**PROBLEM TO WORK ON:**
Look for the string "this" and copy every line that has it.

**MATERIAL TO PROCESS:**

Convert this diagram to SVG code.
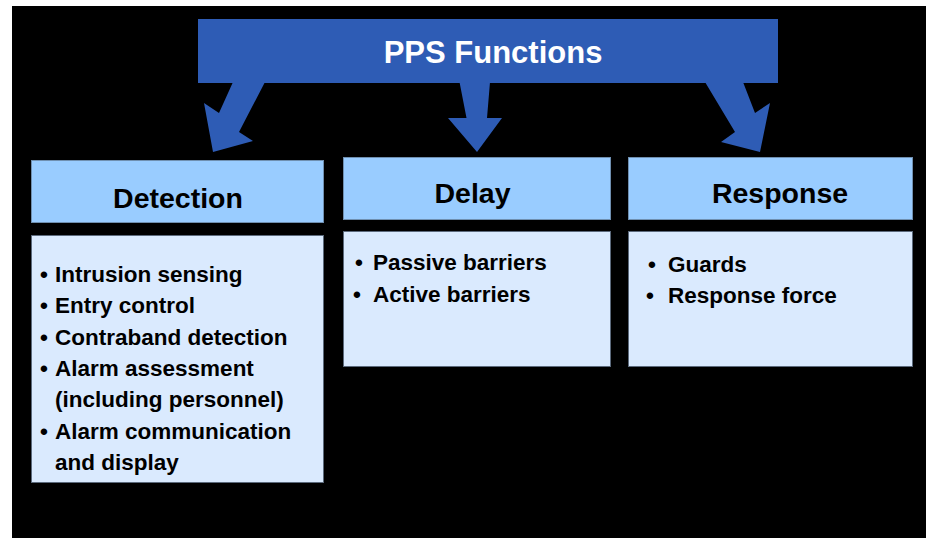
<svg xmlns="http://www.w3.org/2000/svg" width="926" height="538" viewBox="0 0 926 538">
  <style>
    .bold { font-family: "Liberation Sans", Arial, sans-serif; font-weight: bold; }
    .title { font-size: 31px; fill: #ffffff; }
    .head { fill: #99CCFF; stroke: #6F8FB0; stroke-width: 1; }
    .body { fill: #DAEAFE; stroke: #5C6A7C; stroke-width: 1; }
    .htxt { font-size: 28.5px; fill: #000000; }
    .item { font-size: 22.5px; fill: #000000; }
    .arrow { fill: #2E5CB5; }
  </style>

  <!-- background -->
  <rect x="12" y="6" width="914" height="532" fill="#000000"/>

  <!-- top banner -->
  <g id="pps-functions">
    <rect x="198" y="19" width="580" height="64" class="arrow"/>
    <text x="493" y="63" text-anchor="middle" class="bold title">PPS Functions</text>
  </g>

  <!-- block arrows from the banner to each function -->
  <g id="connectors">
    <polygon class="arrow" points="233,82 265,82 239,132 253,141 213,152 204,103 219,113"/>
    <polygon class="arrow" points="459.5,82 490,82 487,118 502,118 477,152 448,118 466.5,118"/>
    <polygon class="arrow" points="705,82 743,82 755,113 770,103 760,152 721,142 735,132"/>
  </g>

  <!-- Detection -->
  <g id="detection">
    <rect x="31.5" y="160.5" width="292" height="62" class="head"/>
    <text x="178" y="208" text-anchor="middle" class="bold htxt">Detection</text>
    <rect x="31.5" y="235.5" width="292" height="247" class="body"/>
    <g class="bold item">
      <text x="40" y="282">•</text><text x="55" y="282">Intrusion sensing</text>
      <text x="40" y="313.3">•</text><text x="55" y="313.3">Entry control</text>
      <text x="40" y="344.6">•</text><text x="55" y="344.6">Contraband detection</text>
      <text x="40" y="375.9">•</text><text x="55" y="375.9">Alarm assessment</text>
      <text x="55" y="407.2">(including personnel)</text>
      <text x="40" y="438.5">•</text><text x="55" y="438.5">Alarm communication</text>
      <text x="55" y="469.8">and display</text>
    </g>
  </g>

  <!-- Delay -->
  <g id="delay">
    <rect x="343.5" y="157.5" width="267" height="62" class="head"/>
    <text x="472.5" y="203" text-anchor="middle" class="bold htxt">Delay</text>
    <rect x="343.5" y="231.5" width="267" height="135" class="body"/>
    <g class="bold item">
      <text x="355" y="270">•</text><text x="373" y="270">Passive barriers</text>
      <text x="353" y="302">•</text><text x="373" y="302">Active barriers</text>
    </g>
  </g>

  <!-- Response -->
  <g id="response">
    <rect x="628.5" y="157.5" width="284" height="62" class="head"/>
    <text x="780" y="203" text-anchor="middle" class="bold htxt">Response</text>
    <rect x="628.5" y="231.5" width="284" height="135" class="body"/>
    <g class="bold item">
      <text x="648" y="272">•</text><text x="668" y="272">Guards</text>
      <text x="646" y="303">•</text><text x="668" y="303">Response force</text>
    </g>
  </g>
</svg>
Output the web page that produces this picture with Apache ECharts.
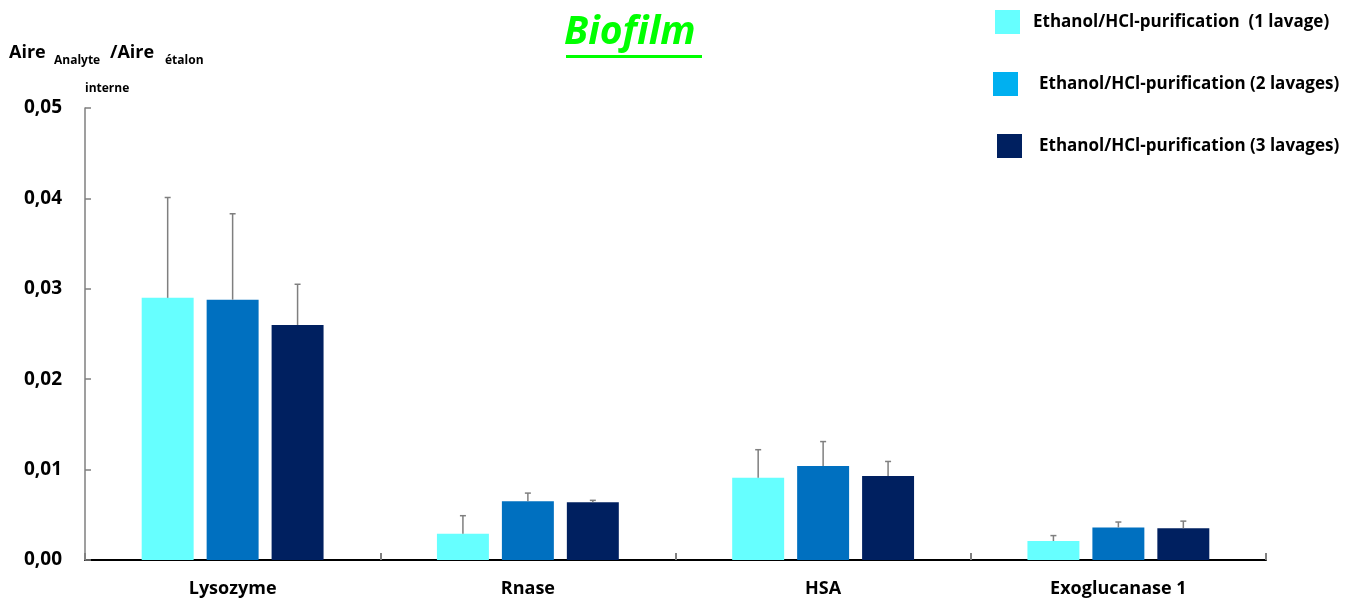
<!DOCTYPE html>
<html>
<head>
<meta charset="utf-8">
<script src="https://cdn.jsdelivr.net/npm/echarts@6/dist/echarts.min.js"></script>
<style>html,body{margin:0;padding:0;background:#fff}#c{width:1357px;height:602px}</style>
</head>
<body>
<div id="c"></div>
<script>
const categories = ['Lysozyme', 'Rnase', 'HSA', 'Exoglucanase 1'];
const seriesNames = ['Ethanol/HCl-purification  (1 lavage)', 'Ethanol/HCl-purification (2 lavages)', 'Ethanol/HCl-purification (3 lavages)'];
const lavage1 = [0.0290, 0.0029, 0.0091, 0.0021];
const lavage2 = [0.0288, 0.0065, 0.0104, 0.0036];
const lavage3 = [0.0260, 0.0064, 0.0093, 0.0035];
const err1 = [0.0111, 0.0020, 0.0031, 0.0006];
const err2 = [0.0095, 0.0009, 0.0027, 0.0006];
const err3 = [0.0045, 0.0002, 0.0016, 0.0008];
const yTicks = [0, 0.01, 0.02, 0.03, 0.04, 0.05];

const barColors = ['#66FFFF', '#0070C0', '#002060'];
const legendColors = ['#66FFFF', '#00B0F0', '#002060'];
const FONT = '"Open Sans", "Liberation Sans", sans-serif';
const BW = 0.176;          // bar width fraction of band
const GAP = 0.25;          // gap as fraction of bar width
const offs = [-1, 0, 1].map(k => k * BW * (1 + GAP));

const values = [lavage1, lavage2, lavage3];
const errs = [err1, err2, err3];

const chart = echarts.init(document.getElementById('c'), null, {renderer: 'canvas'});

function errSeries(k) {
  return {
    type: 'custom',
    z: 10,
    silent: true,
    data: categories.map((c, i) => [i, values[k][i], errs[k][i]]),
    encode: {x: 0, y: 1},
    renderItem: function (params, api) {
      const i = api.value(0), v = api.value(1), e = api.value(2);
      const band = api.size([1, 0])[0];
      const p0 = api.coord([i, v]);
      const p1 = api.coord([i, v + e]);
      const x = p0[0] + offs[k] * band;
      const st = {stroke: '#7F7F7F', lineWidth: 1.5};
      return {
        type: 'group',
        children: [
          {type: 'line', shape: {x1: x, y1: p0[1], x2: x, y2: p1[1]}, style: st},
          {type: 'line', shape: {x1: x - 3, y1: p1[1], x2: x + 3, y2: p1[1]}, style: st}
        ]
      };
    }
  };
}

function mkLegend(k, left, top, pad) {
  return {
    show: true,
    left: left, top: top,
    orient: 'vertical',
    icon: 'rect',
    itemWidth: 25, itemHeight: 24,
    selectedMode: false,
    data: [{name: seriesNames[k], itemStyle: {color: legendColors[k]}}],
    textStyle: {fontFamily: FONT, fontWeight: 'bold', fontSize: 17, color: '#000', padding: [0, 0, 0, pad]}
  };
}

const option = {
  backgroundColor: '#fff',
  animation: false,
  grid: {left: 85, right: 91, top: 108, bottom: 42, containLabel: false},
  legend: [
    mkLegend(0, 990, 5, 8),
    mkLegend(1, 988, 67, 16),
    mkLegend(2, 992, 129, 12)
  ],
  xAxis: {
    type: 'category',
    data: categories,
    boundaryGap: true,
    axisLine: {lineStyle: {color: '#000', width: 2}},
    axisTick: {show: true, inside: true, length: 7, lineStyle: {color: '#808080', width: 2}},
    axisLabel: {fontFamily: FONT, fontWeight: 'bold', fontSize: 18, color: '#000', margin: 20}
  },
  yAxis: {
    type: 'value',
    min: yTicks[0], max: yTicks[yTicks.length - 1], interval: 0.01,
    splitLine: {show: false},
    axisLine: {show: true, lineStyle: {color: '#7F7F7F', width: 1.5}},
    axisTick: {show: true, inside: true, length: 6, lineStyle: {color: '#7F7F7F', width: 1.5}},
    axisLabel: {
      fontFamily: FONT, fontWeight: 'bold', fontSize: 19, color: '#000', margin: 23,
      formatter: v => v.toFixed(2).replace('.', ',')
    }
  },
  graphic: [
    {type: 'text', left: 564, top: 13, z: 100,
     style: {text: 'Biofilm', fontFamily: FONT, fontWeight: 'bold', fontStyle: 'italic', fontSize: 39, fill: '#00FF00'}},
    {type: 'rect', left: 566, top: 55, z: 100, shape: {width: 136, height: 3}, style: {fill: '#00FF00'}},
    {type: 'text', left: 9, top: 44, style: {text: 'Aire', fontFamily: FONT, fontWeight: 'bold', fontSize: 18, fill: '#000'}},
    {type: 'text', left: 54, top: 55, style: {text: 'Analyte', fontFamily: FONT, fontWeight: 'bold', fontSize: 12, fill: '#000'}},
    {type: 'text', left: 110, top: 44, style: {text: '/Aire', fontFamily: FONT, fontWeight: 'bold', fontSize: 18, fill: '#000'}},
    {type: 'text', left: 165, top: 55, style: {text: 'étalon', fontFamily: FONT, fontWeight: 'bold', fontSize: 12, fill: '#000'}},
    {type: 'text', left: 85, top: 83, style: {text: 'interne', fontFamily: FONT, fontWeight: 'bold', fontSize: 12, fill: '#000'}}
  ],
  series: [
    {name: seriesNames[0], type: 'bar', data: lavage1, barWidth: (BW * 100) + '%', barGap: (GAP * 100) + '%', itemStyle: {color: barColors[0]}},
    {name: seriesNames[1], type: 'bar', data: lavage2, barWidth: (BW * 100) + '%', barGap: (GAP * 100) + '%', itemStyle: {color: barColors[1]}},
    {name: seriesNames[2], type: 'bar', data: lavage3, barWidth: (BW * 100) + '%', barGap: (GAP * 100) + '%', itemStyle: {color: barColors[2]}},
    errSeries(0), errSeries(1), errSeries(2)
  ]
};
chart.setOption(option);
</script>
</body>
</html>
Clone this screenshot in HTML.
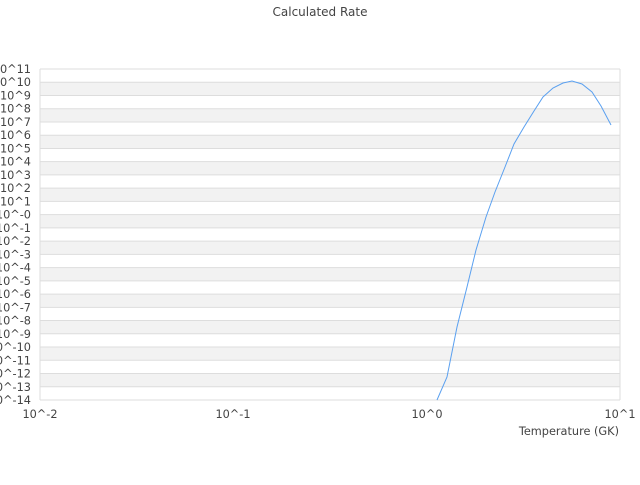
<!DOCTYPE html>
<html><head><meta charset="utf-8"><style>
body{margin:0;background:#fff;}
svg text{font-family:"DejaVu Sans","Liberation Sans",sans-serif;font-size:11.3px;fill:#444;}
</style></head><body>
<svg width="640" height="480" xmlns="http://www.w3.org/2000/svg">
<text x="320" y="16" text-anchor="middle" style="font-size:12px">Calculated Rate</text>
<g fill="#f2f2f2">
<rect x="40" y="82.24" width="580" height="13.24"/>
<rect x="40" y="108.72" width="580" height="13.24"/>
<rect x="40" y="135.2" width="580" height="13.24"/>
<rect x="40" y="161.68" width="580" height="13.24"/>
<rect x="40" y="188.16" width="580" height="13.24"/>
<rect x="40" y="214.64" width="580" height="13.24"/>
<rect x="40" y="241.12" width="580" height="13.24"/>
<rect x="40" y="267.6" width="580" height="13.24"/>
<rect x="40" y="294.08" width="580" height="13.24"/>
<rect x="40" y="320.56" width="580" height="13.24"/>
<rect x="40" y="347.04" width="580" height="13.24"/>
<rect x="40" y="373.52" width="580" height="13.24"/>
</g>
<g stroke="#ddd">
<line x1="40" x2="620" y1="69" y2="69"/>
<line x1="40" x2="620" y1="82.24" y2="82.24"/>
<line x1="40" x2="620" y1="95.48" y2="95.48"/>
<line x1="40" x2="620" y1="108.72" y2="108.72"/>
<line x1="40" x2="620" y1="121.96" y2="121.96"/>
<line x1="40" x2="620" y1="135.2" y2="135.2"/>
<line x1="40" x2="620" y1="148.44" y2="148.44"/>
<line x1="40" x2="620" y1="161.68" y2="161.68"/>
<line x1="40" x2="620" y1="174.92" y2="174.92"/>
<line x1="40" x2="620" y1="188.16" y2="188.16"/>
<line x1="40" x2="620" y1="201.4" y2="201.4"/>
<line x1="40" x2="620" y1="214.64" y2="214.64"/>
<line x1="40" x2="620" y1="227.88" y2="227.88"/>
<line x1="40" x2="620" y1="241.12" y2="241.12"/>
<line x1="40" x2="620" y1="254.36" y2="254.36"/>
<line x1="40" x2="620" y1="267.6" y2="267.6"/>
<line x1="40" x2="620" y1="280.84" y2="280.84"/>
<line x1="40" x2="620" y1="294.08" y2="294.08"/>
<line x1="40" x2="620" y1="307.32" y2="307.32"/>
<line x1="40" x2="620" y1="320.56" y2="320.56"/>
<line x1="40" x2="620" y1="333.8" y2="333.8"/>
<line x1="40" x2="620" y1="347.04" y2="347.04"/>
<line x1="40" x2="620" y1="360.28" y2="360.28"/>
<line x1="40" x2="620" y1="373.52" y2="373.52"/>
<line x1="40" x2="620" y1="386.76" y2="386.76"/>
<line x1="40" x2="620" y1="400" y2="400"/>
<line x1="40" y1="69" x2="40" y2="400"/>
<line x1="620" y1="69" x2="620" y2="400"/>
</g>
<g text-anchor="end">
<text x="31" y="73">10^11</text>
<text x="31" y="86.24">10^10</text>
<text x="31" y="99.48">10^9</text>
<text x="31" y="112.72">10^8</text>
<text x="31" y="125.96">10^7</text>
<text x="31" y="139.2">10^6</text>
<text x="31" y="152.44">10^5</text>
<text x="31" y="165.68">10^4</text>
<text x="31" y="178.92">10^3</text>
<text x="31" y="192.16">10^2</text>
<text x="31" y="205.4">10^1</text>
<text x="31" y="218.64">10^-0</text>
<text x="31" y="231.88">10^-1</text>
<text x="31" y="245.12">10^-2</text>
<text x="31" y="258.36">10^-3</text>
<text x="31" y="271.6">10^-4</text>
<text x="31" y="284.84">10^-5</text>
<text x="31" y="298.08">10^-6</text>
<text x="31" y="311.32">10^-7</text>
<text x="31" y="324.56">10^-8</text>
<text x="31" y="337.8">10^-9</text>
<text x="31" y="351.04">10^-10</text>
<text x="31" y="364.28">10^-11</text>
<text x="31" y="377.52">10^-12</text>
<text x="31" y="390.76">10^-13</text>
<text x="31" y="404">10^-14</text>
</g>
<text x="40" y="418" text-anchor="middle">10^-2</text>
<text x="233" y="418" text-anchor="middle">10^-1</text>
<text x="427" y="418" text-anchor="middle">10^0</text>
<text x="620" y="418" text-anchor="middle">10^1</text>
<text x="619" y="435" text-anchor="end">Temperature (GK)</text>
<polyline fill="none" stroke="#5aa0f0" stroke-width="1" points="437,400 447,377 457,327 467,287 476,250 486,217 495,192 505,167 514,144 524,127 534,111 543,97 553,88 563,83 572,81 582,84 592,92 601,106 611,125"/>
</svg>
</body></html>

**REPLY:**
Convert this diagram to SVG code.
Output the web page that produces this picture with Apache ECharts.
Clone this screenshot in HTML.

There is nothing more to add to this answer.